I was curious about what they’d say next. Their argument is “most users don’t need more than Xorg, so it’s ‘silly’ to expect investment in Wayland”.
I found some agreement in “as more people need Wayland features, investment will grow”, especially with the Valve and KDE/wlroots/gamescope. Also Automotive Grade Linux embracing libweston.


14 years later the need is slowly growing so the support is slowly growing
Yes! I agree wholeheartedly. Adoption has been slow because Wayland did not meet the needs of most people more than Xorg did. Cinnamon isn’t moving any time soon because the value-add isn’t enough for the average desktop user.
But…
build something that people need
People have needed HDR and VRR for years. HDR is essential for professionals in video and image editing. They needed Wayland years ago, and it was being built with them in mind, not just the average desktop user in 2012.

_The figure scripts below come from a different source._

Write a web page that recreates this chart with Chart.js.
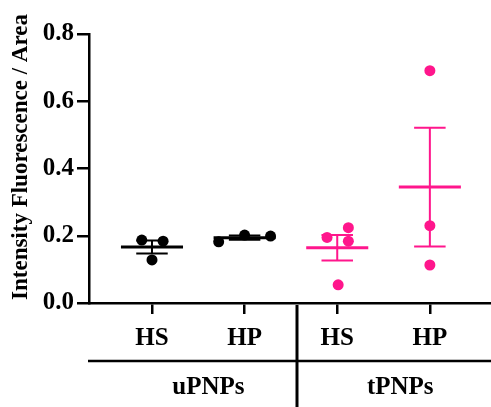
<!DOCTYPE html>
<html>
<head>
<meta charset="utf-8">
<script src="https://cdn.jsdelivr.net/npm/chart.js@4.4.0/dist/chart.umd.min.js"></script>
<style>
html,body{margin:0;padding:0;background:#fff;}
#wrap{width:491px;height:407px;position:relative;}
</style>
</head>
<body>
<div id="wrap"><canvas id="c" width="491" height="407"></canvas></div>
<script>
// ---- data ----
const categories = ["HS", "HP", "HS", "HP"];
const groups = ["uPNPs", "tPNPs"];
const yTitle = "Intensity Fluorescence / Area";
const uHS = [0.187, 0.184, 0.128];
const uHP = [0.182, 0.202, 0.199];
const tHS = [0.195, 0.224, 0.184, 0.054];
const tHP = [0.691, 0.230, 0.113];
const uHSjitter = [-0.11, 0.12, 0.0];
const uHPjitter = [-0.28, 0.0, 0.28];
const tHSjitter = [-0.11, 0.12, 0.12, 0.01];
const tHPjitter = [0, 0, 0];
const yTicks = [0, 0.2, 0.4, 0.6, 0.8];

const BLACK = "#000000";
const PINK = "#ff168c";
const FONT = "'Liberation Serif', 'Times New Roman', serif";

function pts(vals, jit, xc) {
  return vals.map((v, i) => ({x: xc + jit[i], y: v}));
}
function stats(vals) {
  const n = vals.length;
  const m = vals.reduce((a, b) => a + b, 0) / n;
  const sd = Math.sqrt(vals.reduce((a, b) => a + (b - m) * (b - m), 0) / (n - 1));
  return {mean: m, sem: sd / Math.sqrt(n)};
}
const seriesList = [
  {vals: uHS, jit: uHSjitter, x: 1, color: BLACK},
  {vals: uHP, jit: uHPjitter, x: 2, color: BLACK},
  {vals: tHS, jit: tHSjitter, x: 3, color: PINK},
  {vals: tHP, jit: tHPjitter, x: 4, color: PINK}
];

const errPlugin = {
  id: 'errPlugin',
  afterDatasetsDraw(chart) {
    const ctx = chart.ctx;
    const xs = chart.scales.x, ys = chart.scales.y;
    ctx.save();
    seriesList.forEach(s => {
      const st = stats(s.vals);
      const yM = ys.getPixelForValue(st.mean);
      const yU = ys.getPixelForValue(st.mean + st.sem);
      const yL = ys.getPixelForValue(st.mean - st.sem);
      const xc = xs.getPixelForValue(s.x);
      const mw = xs.getPixelForValue(s.x + 0.335) - xc;
      const cw = xs.getPixelForValue(s.x + 0.17) - xc;
      ctx.strokeStyle = s.color;
      ctx.lineCap = 'butt';
      ctx.lineWidth = 2;
      ctx.beginPath();
      ctx.moveTo(xc, yU); ctx.lineTo(xc, yL);
      ctx.moveTo(xc - cw, yU); ctx.lineTo(xc + cw, yU);
      ctx.moveTo(xc - cw, yL); ctx.lineTo(xc + cw, yL);
      ctx.stroke();
      ctx.lineWidth = 3;
      ctx.beginPath();
      ctx.moveTo(xc - mw, yM); ctx.lineTo(xc + mw, yM);
      ctx.stroke();
    });
    ctx.restore();
  },
  afterDraw(chart) {
    const ctx = chart.ctx;
    const xs = chart.scales.x;
    const H = chart.height, W = chart.width;
    ctx.save();
    ctx.strokeStyle = BLACK;
    ctx.lineWidth = 2.5;
    ctx.beginPath();
    ctx.moveTo(chart.chartArea.left - 1, 361);
    ctx.lineTo(W, 361);
    ctx.stroke();
    const sx = Math.round(xs.getPixelForValue(2.565));
    ctx.lineWidth = 3;
    ctx.beginPath();
    ctx.moveTo(sx, 305);
    ctx.lineTo(sx, H);
    ctx.stroke();
    ctx.fillStyle = BLACK;
    ctx.font = "bold 25px " + FONT;
    ctx.textAlign = 'center';
    ctx.textBaseline = 'middle';
    ctx.fillText(groups[0], xs.getPixelForValue(1.61), 388);
    ctx.fillText(groups[1], xs.getPixelForValue(3.68), 388);
    // y axis title
    ctx.save();
    ctx.translate(21, 157);
    ctx.rotate(-Math.PI / 2);
    ctx.font = "bold 23px " + FONT;
    ctx.fillText(yTitle, 0, 0);
    ctx.restore();
    ctx.restore();
  }
};

const datasets = seriesList.map(s => ({
  data: pts(s.vals, s.jit, s.x),
  backgroundColor: s.color,
  borderColor: s.color,
  pointRadius: 5.5,
  pointHoverRadius: 5.5,
  borderWidth: 0
}));

new Chart(document.getElementById('c'), {
  type: 'scatter',
  data: {datasets},
  options: {
    responsive: false,
    animation: false,
    events: [],
    layout: {autoPadding: false, padding: {top: 34, right: 0, left: 0, bottom: 0}},
    plugins: {legend: {display: false}, tooltip: {enabled: false}},
    scales: {
      x: {
        type: 'linear',
        min: 0.32, max: 4.66,
        afterBuildTicks(scale) { scale.ticks = [1, 2, 3, 4].map(v => ({value: v})); },
        afterFit(scale) { scale.height = 104; scale.paddingLeft = 0; scale.paddingRight = 0; },
        ticks: {
          color: BLACK,
          font: {family: FONT, size: 25, weight: 'bold'},
          padding: 10,
          maxRotation: 0,
          autoSkip: false,
          callback: (v) => categories[v - 1]
        },
        grid: {drawOnChartArea: false, drawTicks: true, tickLength: 11, color: BLACK, lineWidth: 2.5},
        border: {display: true, color: BLACK, width: 2.5}
      },
      y: {
        min: 0, max: 0.8,
        afterBuildTicks(scale) { scale.ticks = yTicks.map(v => ({value: v})); },
        afterFit(scale) { scale.width = 89; scale.paddingTop = 0; scale.paddingBottom = 0; },
        ticks: {
          color: BLACK,
          font: {family: FONT, size: 25, weight: 'bold'},
          padding: 3,
          callback: (v) => v.toFixed(1)
        },
        grid: {drawOnChartArea: false, drawTicks: true, tickLength: 12, color: BLACK, lineWidth: 2.5},
        border: {display: true, color: BLACK, width: 2.5}
      }
    }
  },
  plugins: [errPlugin]
});
</script>
</body>
</html>
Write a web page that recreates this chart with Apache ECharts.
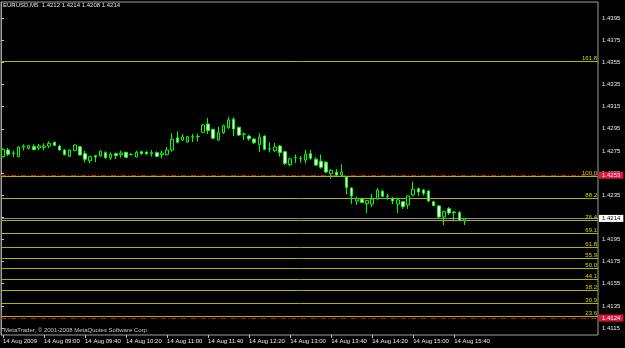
<!DOCTYPE html>
<html><head><meta charset="utf-8">
<script src="https://cdn.jsdelivr.net/npm/echarts@6/dist/echarts.min.js"></script>
<style>html,body{margin:0;padding:0;background:#000;}#c{width:625px;height:348px;}</style>
</head><body><div id="c"></div>
<script>
// ---- data ----
const opens = [1.42698,1.42758,1.42726,1.42698,1.42785,1.42773,1.42788,1.42776,1.42782,1.42794,
1.42827,1.42794,1.42758,1.42701,1.42755,1.42788,1.42725,1.42661,1.42707,1.42704,
1.42734,1.42688,1.42725,1.42716,1.42737,1.42716,1.42695,1.42743,1.42740,1.42725,
1.42734,1.42716,1.42716,1.42758,1.42867,1.42848,1.42830,1.42876,1.42879,1.42918,
1.42993,1.42945,1.42848,1.42914,1.42959,1.43035,1.42963,1.42900,1.42884,1.42857,
1.42806,1.42884,1.42767,1.42752,1.42794,1.42743,1.42625,1.42688,1.42681,1.42668,
1.42725,1.42674,1.42656,1.42648,1.42544,1.42557,1.42532,1.42514,1.42415,1.42297,
1.42315,1.42273,1.42269,1.42316,1.42385,1.42343,1.42319,1.42269,1.42291,1.42262,
1.42352,1.42409,1.42397,1.42388,1.42291,1.42253,1.42153,1.42228,1.42198,1.42192,1.4212];
const highs = [1.42772,1.42776,1.42752,1.42790,1.42809,1.42803,1.42809,1.42812,1.42818,1.42837,
1.42837,1.42806,1.42764,1.42763,1.42812,1.42794,1.42752,1.42704,1.42710,1.42754,
1.42746,1.42737,1.42734,1.42752,1.42740,1.42731,1.42752,1.42752,1.42744,1.42758,
1.42746,1.42752,1.42785,1.42912,1.42927,1.42903,1.42885,1.42903,1.42906,1.42993,
1.43047,1.42951,1.42969,1.42987,1.43059,1.43053,1.42968,1.42914,1.42896,1.42866,
1.42909,1.42891,1.42828,1.42821,1.42803,1.42752,1.42688,1.42719,1.42704,1.42758,
1.42761,1.42692,1.42717,1.42654,1.42586,1.42586,1.42629,1.42523,1.42421,1.42337,
1.42321,1.42307,1.42361,1.42415,1.42400,1.42361,1.42334,1.42328,1.42298,1.42346,
1.42472,1.42418,1.42406,1.42397,1.42298,1.42262,1.42210,1.42243,1.42207,1.42207,1.4214];
const lows = [1.42691,1.42704,1.42692,1.42695,1.42755,1.42764,1.42755,1.42758,1.42755,1.42776,
1.42794,1.42752,1.42710,1.42697,1.42746,1.42709,1.42643,1.42638,1.42649,1.42700,
1.42679,1.42668,1.42677,1.42688,1.42688,1.42710,1.42692,1.42716,1.42717,1.42698,
1.42692,1.42682,1.42710,1.42743,1.42818,1.42839,1.42826,1.42830,1.42836,1.42912,
1.42903,1.42855,1.42842,1.42903,1.42950,1.42884,1.42884,1.42848,1.42842,1.42812,
1.42740,1.42758,1.42737,1.42740,1.42698,1.42622,1.42613,1.42643,1.42643,1.42638,
1.42670,1.42613,1.42589,1.42548,1.42501,1.42514,1.42523,1.42358,1.42271,1.42262,
1.42280,1.42187,1.42244,1.42309,1.42334,1.42309,1.42269,1.42190,1.42226,1.42226,
1.42340,1.42343,1.42346,1.42289,1.42253,1.42141,1.42081,1.42171,1.42126,1.42117,1.4208];
const closes = [1.42764,1.42719,1.42731,1.42785,1.42794,1.42797,1.42761,1.42794,1.42794,1.42818,
1.42800,1.42758,1.42716,1.42758,1.42803,1.42713,1.42674,1.42698,1.42695,1.42749,
1.42688,1.42719,1.42707,1.42731,1.42692,1.42718,1.42737,1.42725,1.42722,1.42734,
1.42701,1.42731,1.42758,1.42855,1.42828,1.42876,1.42879,1.42879,1.42882,1.42984,
1.42933,1.42864,1.42914,1.42978,1.43029,1.42948,1.42893,1.42903,1.42860,1.42824,
1.42873,1.42764,1.42770,1.42785,1.42734,1.42638,1.42679,1.42690,1.42679,1.42722,
1.42683,1.42622,1.42602,1.42559,1.42575,1.42532,1.42559,1.42421,1.42343,1.42319,
1.42285,1.42301,1.42316,1.42397,1.42340,1.42340,1.42297,1.42307,1.42246,1.42343,
1.42403,1.42379,1.42367,1.42298,1.42255,1.42153,1.42201,1.42189,1.42192,1.42123,1.4214];
const xTickLabels = ['14 Aug 2009','14 Aug 09:00','14 Aug 09:40','14 Aug 10:20','14 Aug 11:00','14 Aug 11:40',
  '14 Aug 12:20','14 Aug 13:00','14 Aug 13:40','14 Aug 14:20','14 Aug 15:00','14 Aug 15:40'];
const yTickValues = [1.4115,1.4135,1.4155,1.4175,1.4195,1.4215,1.4235,1.4255,1.4275,1.4295,1.4315,1.4335,1.4355,1.4375,1.4395];
const fibLevels = ['161.8','100.0','88.2','76.4','69.1','61.8','55.9','50.0','44.1','38.2','30.9','23.6'];
const fibPrices = [1.43558,1.42519,1.42320,1.42121,1.42004,1.41877,1.41778,1.41688,1.41588,1.41489,1.41372,1.41254];
const redLinePrices = [1.4253, 1.4124];
const bidPrice = 1.4214;
const header = 'EURUSD,M5  1.4212 1.4214 1.4208 1.4214';
const copyright = 'MetaTrader, \u00a9 2001-2008 MetaQuotes Software Corp.';

// ---- build ----
const N = opens.length, PAD = 26;
const cats = [];
for (let i = 0; i < N + PAD; i++) {
  if (i < N) { const m = 8*60 + 20 + 5*i; cats.push(String(Math.floor(m/60)).padStart(2,'0') + ':' + String(m%60).padStart(2,'0')); }
  else cats.push('p' + i);
}
const candleData = opens.map((o, i) => [o, closes[i], lows[i], highs[i]]);
const YMIN = 1.41087, YMAX = 1.44095;
const FONT = 'Liberation Sans';
const marks = [];
fibLevels.forEach((lv, i) => marks.push({
  yAxis: fibPrices[i],
  lineStyle: { color: '#b4b400', width: 1, type: 'solid' },
  label: { show: true, formatter: lv, position: 'insideEndTop', distance: [1, 0], color: '#d8d800', fontSize: 6, fontFamily: FONT }
}));
redLinePrices.forEach(p => marks.push({
  yAxis: p,
  lineStyle: { color: '#c01818', width: 1, type: [5, 2, 1, 2] },
  label: { show: true, position: 'end', distance: 1, formatter: p.toFixed(4), color: '#ffffff', backgroundColor: '#e0143c', padding: [1, 3, 0, 3], fontSize: 6, fontFamily: FONT }
}));
marks.push({
  yAxis: bidPrice,
  lineStyle: { color: '#8a8a9a', width: 1, type: 'solid' },
  label: { show: true, position: 'end', distance: 1, formatter: bidPrice.toFixed(4), color: '#000000', backgroundColor: '#ffffff', padding: [1, 3, 0, 3], fontSize: 6, fontFamily: FONT }
});

const chart = echarts.init(document.getElementById('c'), null, { renderer: 'canvas' });
chart.setOption({
  backgroundColor: '#000000',
  animation: false,
  title: [
    { text: header, left: 3, top: 2.5, padding: 0, textStyle: { color: '#e0e0e0', fontSize: 6, fontWeight: 'normal', fontFamily: FONT } },
    { text: copyright, left: 4, top: 327.5, padding: 0, textStyle: { color: '#c8c8c8', fontSize: 6, fontWeight: 'normal', fontFamily: FONT } }
  ],
  grid: [
    { left: 0.14, right: 24.66, top: 2, bottom: 13, show: false },
    { left: 1, right: 27, top: 2, bottom: 13, show: true, borderColor: '#a0a0a0', borderWidth: 1, backgroundColor: 'transparent' }
  ],
  xAxis: [
    { type: 'category', gridIndex: 0, data: cats, boundaryGap: true,
      axisLine: { show: false },
      axisTick: { show: true, alignWithLabel: true, length: 3, interval: (i) => i % 8 === 0 && i < N, lineStyle: { color: '#c0c0c0' } },
      axisLabel: { show: true, interval: (i) => i % 8 === 0 && i < N, formatter: (v, i) => xTickLabels[i / 8], align: 'left', margin: 3,
        color: '#e8e8e8', fontSize: 6, fontFamily: FONT },
      splitLine: { show: false } },
    { type: 'value', gridIndex: 1, min: 0, max: 1, show: false }
  ],
  yAxis: [
    { type: 'value', gridIndex: 0, min: YMIN, max: YMAX, show: false, scale: true },
    { type: 'value', gridIndex: 1, min: YMIN, max: YMAX, position: 'right', scale: true,
      axisLine: { show: true, lineStyle: { color: '#a0a0a0' } },
      axisTick: { show: true, length: 3, inside: false, customValues: yTickValues, lineStyle: { color: '#c0c0c0' } },
      axisLabel: { show: true, customValues: yTickValues, formatter: v => v.toFixed(4), margin: 4, color: '#e8e8e8', fontSize: 6, fontFamily: FONT },
      splitLine: { show: false } }
  ],
  series: [
    { type: 'line', xAxisIndex: 1, yAxisIndex: 1, data: [], silent: true, z: 1,
      markLine: { silent: true, precision: 6, symbol: ['none', 'none'], animation: false, data: marks } },
    { type: 'candlestick', xAxisIndex: 0, yAxisIndex: 0, data: candleData, barWidth: 3, z: 5,
      itemStyle: { color: '#000000', color0: '#ffffff', borderColor: '#00ff00', borderColor0: '#00ff00', borderColorDoji: '#00ff00', borderWidth: 1 } }
  ]
});
</script></body></html>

Not every feature is used by every user of that software. I used X-forwarding over SSH once, ever. It did not add any value to me. SSH forwarding adds no value to the average user either. But it is essential to someone.


They are becoming more essential by the day. HDR and VRR is supported by just about every graphics card for the last 5 years, and displays which support both can be found for $200 or less. Valve had a reason to add HDR support to Gamescope/Steam Deck; it is a highly requested feature.
I will agree with you on one point: Xorg is not bad code. Xorg is an awesome project, and has developed and changed to the needs of users exceedingly well for decades. But X11 itself is tech debt. The first ten years of Wayland were spent paying that debt off (while simultaneously continuing Xorg development).
If the features aren’t what you need, then Wayland wasn’t built to support you today. But you might find yourself in 6 years looking at a gorgeous HDR display which works out-of-the-box on your favorite Linux distro thanks to Wayland.
Sway works really well with mod+drag, but the configuration is nearly the same as i3. Plasma’s new tiling features are really good, but unfortunately mousse driven.
I’d check out the COSMIC beta, might be a good middle ground.